__What to do__
Output the full listing below exactly as it reads, and skip anything that is a picture.

__Supplied material__
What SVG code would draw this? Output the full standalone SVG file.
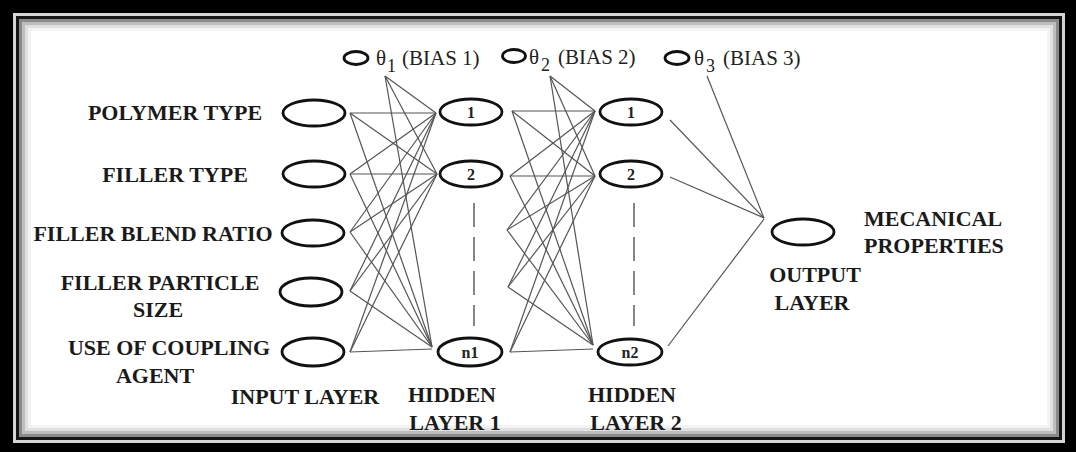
<svg xmlns="http://www.w3.org/2000/svg" width="1076" height="452" viewBox="0 0 1076 452">
<style>
.lbl{font-family:"Liberation Serif","Times New Roman",serif;font-weight:bold;font-size:22px;fill:#1a1a1a}
.bias{font-family:"Liberation Serif","Times New Roman",serif;font-size:21px;fill:#222}
.sub{font-family:"Liberation Serif","Times New Roman",serif;font-size:18px;fill:#222}
.num{font-family:"Liberation Serif","Times New Roman",serif;font-weight:bold;font-size:16px;fill:#222;text-anchor:middle}
.node{fill:none;stroke:#111;stroke-width:2.8}
.bnode{fill:none;stroke:#111;stroke-width:2.8}
.conn line{stroke:#555;stroke-width:1.2}
.dash{stroke:#444;stroke-width:1.3;stroke-dasharray:24 10}
</style>
<g id="frame">
<rect x="0" y="0" width="1076" height="452" fill="#000"/>
<rect x="13" y="13" width="1052" height="430" fill="#d4d4d4"/>
<rect x="16" y="16" width="1046" height="424" fill="#151515"/>
<rect x="19" y="19" width="1040" height="418" fill="#fff"/>
<rect x="20.5" y="20.5" width="1037" height="415" fill="none" stroke="#8a8a8a" stroke-width="3"/>
<rect x="23.5" y="23.5" width="1031" height="409" fill="none" stroke="#bdbdbd" stroke-width="3"/>
<rect x="26.5" y="26.5" width="1025" height="403" fill="none" stroke="#e0e0e0" stroke-width="3"/>
<rect x="29.5" y="29.5" width="1019" height="397" fill="none" stroke="#f3f3f3" stroke-width="3"/>
</g>
<g id="connectors" class="conn">
<!-- input to hidden 1 -->
<line x1="350" y1="113" x2="436" y2="113"/><line x1="350" y1="113" x2="437" y2="174"/><line x1="350" y1="113" x2="432" y2="347"/>
<line x1="350" y1="174" x2="436" y2="113"/><line x1="350" y1="174" x2="437" y2="174"/><line x1="350" y1="174" x2="432" y2="347"/>
<line x1="350" y1="232" x2="436" y2="113"/><line x1="350" y1="232" x2="437" y2="174"/><line x1="350" y1="232" x2="432" y2="347"/>
<line x1="350" y1="291" x2="436" y2="113"/><line x1="350" y1="291" x2="437" y2="174"/><line x1="350" y1="291" x2="432" y2="347"/>
<line x1="350" y1="352" x2="436" y2="113"/><line x1="350" y1="352" x2="437" y2="174"/><line x1="350" y1="352" x2="432" y2="349"/>
<!-- bias 1 -->
<line x1="385" y1="76" x2="436" y2="113"/><line x1="385" y1="76" x2="437" y2="174"/><line x1="385" y1="76" x2="432" y2="347"/>
<!-- hidden 1 to hidden 2 -->
<line x1="512" y1="111" x2="595" y2="111"/><line x1="512" y1="111" x2="595" y2="176"/><line x1="512" y1="111" x2="593" y2="345"/>
<line x1="510" y1="176" x2="595" y2="111"/><line x1="510" y1="176" x2="595" y2="176"/><line x1="510" y1="176" x2="593" y2="345"/>
<line x1="507" y1="230" x2="595" y2="111"/><line x1="507" y1="230" x2="595" y2="176"/><line x1="507" y1="230" x2="593" y2="345"/>
<line x1="508" y1="287" x2="595" y2="111"/><line x1="508" y1="287" x2="595" y2="176"/><line x1="508" y1="287" x2="593" y2="345"/>
<line x1="510" y1="352" x2="595" y2="111"/><line x1="510" y1="352" x2="595" y2="176"/><line x1="510" y1="352" x2="593" y2="349"/>
<!-- bias 2 -->
<line x1="550" y1="76" x2="595" y2="111"/><line x1="550" y1="76" x2="595" y2="176"/><line x1="550" y1="76" x2="593" y2="345"/>
<!-- hidden 2 to output -->
<line x1="670" y1="120" x2="764" y2="218"/><line x1="670" y1="177" x2="764" y2="218"/><line x1="668" y1="346" x2="764" y2="219"/>
<line x1="707" y1="76" x2="764" y2="218"/>
</g>
<g id="dashes">
<line class="dash" x1="474" y1="203" x2="474" y2="326"/>
<line class="dash" x1="634" y1="203" x2="634" y2="326"/>
</g>
<g id="bias1"><ellipse class="bnode" cx="356" cy="58" rx="12" ry="6.5"/><text class="bias" x="376" y="65">θ</text><text class="sub" x="387" y="72">1</text><text class="bias" x="402" y="65">(BIAS 1)</text></g>
<g id="bias2"><ellipse class="bnode" cx="514" cy="56" rx="11.5" ry="6.5"/><text class="bias" x="529" y="64">θ</text><text class="sub" x="541" y="71">2</text><text class="bias" x="558" y="64">(BIAS 2)</text></g>
<g id="bias3"><ellipse class="bnode" cx="677" cy="58" rx="12" ry="6.5"/><text class="bias" x="694" y="65">θ</text><text class="sub" x="706" y="72">3</text><text class="bias" x="723" y="65">(BIAS 3)</text></g>
<g id="in1"><ellipse class="node" cx="314" cy="113" rx="31" ry="13"/><text class="lbl" x="175" y="120" text-anchor="middle">POLYMER TYPE</text></g>
<g id="in2"><ellipse class="node" cx="314" cy="174" rx="31" ry="13"/><text class="lbl" x="175" y="182" text-anchor="middle">FILLER TYPE</text></g>
<g id="in3"><ellipse class="node" cx="313" cy="233" rx="31" ry="13"/><text class="lbl" x="153" y="241" text-anchor="middle">FILLER BLEND RATIO</text></g>
<g id="in4"><ellipse class="node" cx="311" cy="292" rx="31" ry="14"/><text class="lbl" x="160" y="290" text-anchor="middle">FILLER PARTICLE</text><text class="lbl" x="158" y="317" text-anchor="middle">SIZE</text></g>
<g id="in5"><ellipse class="node" cx="313" cy="352" rx="31" ry="14"/><text class="lbl" x="169" y="355" text-anchor="middle">USE OF COUPLING</text><text class="lbl" x="155" y="383" text-anchor="middle">AGENT</text></g>
<g id="h1n1"><ellipse class="node" cx="471" cy="112" rx="31" ry="13"/><text class="num" x="471" y="118">1</text></g>
<g id="h1n2"><ellipse class="node" cx="471" cy="174" rx="31" ry="13"/><text class="num" x="471" y="180">2</text></g>
<g id="h1nn"><ellipse class="node" cx="470" cy="352" rx="32" ry="14"/><text class="num" x="470" y="358">n1</text></g>
<g id="h2n1"><ellipse class="node" cx="631" cy="112" rx="31" ry="13"/><text class="num" x="631" y="118">1</text></g>
<g id="h2n2"><ellipse class="node" cx="631" cy="174" rx="31" ry="13"/><text class="num" x="631" y="180">2</text></g>
<g id="h2nn"><ellipse class="node" cx="630" cy="352" rx="32" ry="13"/><text class="num" x="630" y="358">n2</text></g>
<g id="out"><ellipse class="node" cx="803" cy="232" rx="31" ry="13"/><text class="lbl" x="864" y="226">MECANICAL</text><text class="lbl" x="864" y="253">PROPERTIES</text></g>
<g id="layerlabels">
<text class="lbl" x="305" y="404" text-anchor="middle">INPUT LAYER</text>
<text class="lbl" x="452" y="402" text-anchor="middle">HIDDEN</text>
<text class="lbl" x="455" y="430" text-anchor="middle">LAYER 1</text>
<text class="lbl" x="632" y="402" text-anchor="middle">HIDDEN</text>
<text class="lbl" x="636" y="430" text-anchor="middle">LAYER 2</text>
<text class="lbl" x="815" y="282" text-anchor="middle">OUTPUT</text>
<text class="lbl" x="812" y="310" text-anchor="middle">LAYER</text>
</g>
</svg>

__The result__
What SVG code would draw this? Output the full standalone SVG file.
<svg xmlns="http://www.w3.org/2000/svg" width="1076" height="452" viewBox="0 0 1076 452">
<style>
.lbl{font-family:"Liberation Serif","Times New Roman",serif;font-weight:bold;font-size:22px;fill:#1a1a1a}
.bias{font-family:"Liberation Serif","Times New Roman",serif;font-size:21px;fill:#222}
.sub{font-family:"Liberation Serif","Times New Roman",serif;font-size:18px;fill:#222}
.num{font-family:"Liberation Serif","Times New Roman",serif;font-weight:bold;font-size:16px;fill:#222;text-anchor:middle}
.node{fill:none;stroke:#111;stroke-width:2.8}
.bnode{fill:none;stroke:#111;stroke-width:2.8}
.conn line{stroke:#555;stroke-width:1.2}
.dash{stroke:#444;stroke-width:1.3;stroke-dasharray:24 10}
</style>
<g id="frame">
<rect x="0" y="0" width="1076" height="452" fill="#000"/>
<rect x="13" y="13" width="1052" height="430" fill="#d4d4d4"/>
<rect x="16" y="16" width="1046" height="424" fill="#151515"/>
<rect x="19" y="19" width="1040" height="418" fill="#fff"/>
<rect x="20.5" y="20.5" width="1037" height="415" fill="none" stroke="#8a8a8a" stroke-width="3"/>
<rect x="23.5" y="23.5" width="1031" height="409" fill="none" stroke="#bdbdbd" stroke-width="3"/>
<rect x="26.5" y="26.5" width="1025" height="403" fill="none" stroke="#e0e0e0" stroke-width="3"/>
<rect x="29.5" y="29.5" width="1019" height="397" fill="none" stroke="#f3f3f3" stroke-width="3"/>
</g>
<g id="connectors" class="conn">
<!-- input to hidden 1 -->
<line x1="350" y1="113" x2="436" y2="113"/><line x1="350" y1="113" x2="437" y2="174"/><line x1="350" y1="113" x2="432" y2="347"/>
<line x1="350" y1="174" x2="436" y2="113"/><line x1="350" y1="174" x2="437" y2="174"/><line x1="350" y1="174" x2="432" y2="347"/>
<line x1="350" y1="232" x2="436" y2="113"/><line x1="350" y1="232" x2="437" y2="174"/><line x1="350" y1="232" x2="432" y2="347"/>
<line x1="350" y1="291" x2="436" y2="113"/><line x1="350" y1="291" x2="437" y2="174"/><line x1="350" y1="291" x2="432" y2="347"/>
<line x1="350" y1="352" x2="436" y2="113"/><line x1="350" y1="352" x2="437" y2="174"/><line x1="350" y1="352" x2="432" y2="349"/>
<!-- bias 1 -->
<line x1="385" y1="76" x2="436" y2="113"/><line x1="385" y1="76" x2="437" y2="174"/><line x1="385" y1="76" x2="432" y2="347"/>
<!-- hidden 1 to hidden 2 -->
<line x1="512" y1="111" x2="595" y2="111"/><line x1="512" y1="111" x2="595" y2="176"/><line x1="512" y1="111" x2="593" y2="345"/>
<line x1="510" y1="176" x2="595" y2="111"/><line x1="510" y1="176" x2="595" y2="176"/><line x1="510" y1="176" x2="593" y2="345"/>
<line x1="507" y1="230" x2="595" y2="111"/><line x1="507" y1="230" x2="595" y2="176"/><line x1="507" y1="230" x2="593" y2="345"/>
<line x1="508" y1="287" x2="595" y2="111"/><line x1="508" y1="287" x2="595" y2="176"/><line x1="508" y1="287" x2="593" y2="345"/>
<line x1="510" y1="352" x2="595" y2="111"/><line x1="510" y1="352" x2="595" y2="176"/><line x1="510" y1="352" x2="593" y2="349"/>
<!-- bias 2 -->
<line x1="550" y1="76" x2="595" y2="111"/><line x1="550" y1="76" x2="595" y2="176"/><line x1="550" y1="76" x2="593" y2="345"/>
<!-- hidden 2 to output -->
<line x1="670" y1="120" x2="764" y2="218"/><line x1="670" y1="177" x2="764" y2="218"/><line x1="668" y1="346" x2="764" y2="219"/>
<line x1="707" y1="76" x2="764" y2="218"/>
</g>
<g id="dashes">
<line class="dash" x1="474" y1="203" x2="474" y2="326"/>
<line class="dash" x1="634" y1="203" x2="634" y2="326"/>
</g>
<g id="bias1"><ellipse class="bnode" cx="356" cy="58" rx="12" ry="6.5"/><text class="bias" x="376" y="65">θ</text><text class="sub" x="387" y="72">1</text><text class="bias" x="402" y="65">(BIAS 1)</text></g>
<g id="bias2"><ellipse class="bnode" cx="514" cy="56" rx="11.5" ry="6.5"/><text class="bias" x="529" y="64">θ</text><text class="sub" x="541" y="71">2</text><text class="bias" x="558" y="64">(BIAS 2)</text></g>
<g id="bias3"><ellipse class="bnode" cx="677" cy="58" rx="12" ry="6.5"/><text class="bias" x="694" y="65">θ</text><text class="sub" x="706" y="72">3</text><text class="bias" x="723" y="65">(BIAS 3)</text></g>
<g id="in1"><ellipse class="node" cx="314" cy="113" rx="31" ry="13"/><text class="lbl" x="175" y="120" text-anchor="middle">POLYMER TYPE</text></g>
<g id="in2"><ellipse class="node" cx="314" cy="174" rx="31" ry="13"/><text class="lbl" x="175" y="182" text-anchor="middle">FILLER TYPE</text></g>
<g id="in3"><ellipse class="node" cx="313" cy="233" rx="31" ry="13"/><text class="lbl" x="153" y="241" text-anchor="middle">FILLER BLEND RATIO</text></g>
<g id="in4"><ellipse class="node" cx="311" cy="292" rx="31" ry="14"/><text class="lbl" x="160" y="290" text-anchor="middle">FILLER PARTICLE</text><text class="lbl" x="158" y="317" text-anchor="middle">SIZE</text></g>
<g id="in5"><ellipse class="node" cx="313" cy="352" rx="31" ry="14"/><text class="lbl" x="169" y="355" text-anchor="middle">USE OF COUPLING</text><text class="lbl" x="155" y="383" text-anchor="middle">AGENT</text></g>
<g id="h1n1"><ellipse class="node" cx="471" cy="112" rx="31" ry="13"/><text class="num" x="471" y="118">1</text></g>
<g id="h1n2"><ellipse class="node" cx="471" cy="174" rx="31" ry="13"/><text class="num" x="471" y="180">2</text></g>
<g id="h1nn"><ellipse class="node" cx="470" cy="352" rx="32" ry="14"/><text class="num" x="470" y="358">n1</text></g>
<g id="h2n1"><ellipse class="node" cx="631" cy="112" rx="31" ry="13"/><text class="num" x="631" y="118">1</text></g>
<g id="h2n2"><ellipse class="node" cx="631" cy="174" rx="31" ry="13"/><text class="num" x="631" y="180">2</text></g>
<g id="h2nn"><ellipse class="node" cx="630" cy="352" rx="32" ry="13"/><text class="num" x="630" y="358">n2</text></g>
<g id="out"><ellipse class="node" cx="803" cy="232" rx="31" ry="13"/><text class="lbl" x="864" y="226">MECANICAL</text><text class="lbl" x="864" y="253">PROPERTIES</text></g>
<g id="layerlabels">
<text class="lbl" x="305" y="404" text-anchor="middle">INPUT LAYER</text>
<text class="lbl" x="452" y="402" text-anchor="middle">HIDDEN</text>
<text class="lbl" x="455" y="430" text-anchor="middle">LAYER 1</text>
<text class="lbl" x="632" y="402" text-anchor="middle">HIDDEN</text>
<text class="lbl" x="636" y="430" text-anchor="middle">LAYER 2</text>
<text class="lbl" x="815" y="282" text-anchor="middle">OUTPUT</text>
<text class="lbl" x="812" y="310" text-anchor="middle">LAYER</text>
</g>
</svg>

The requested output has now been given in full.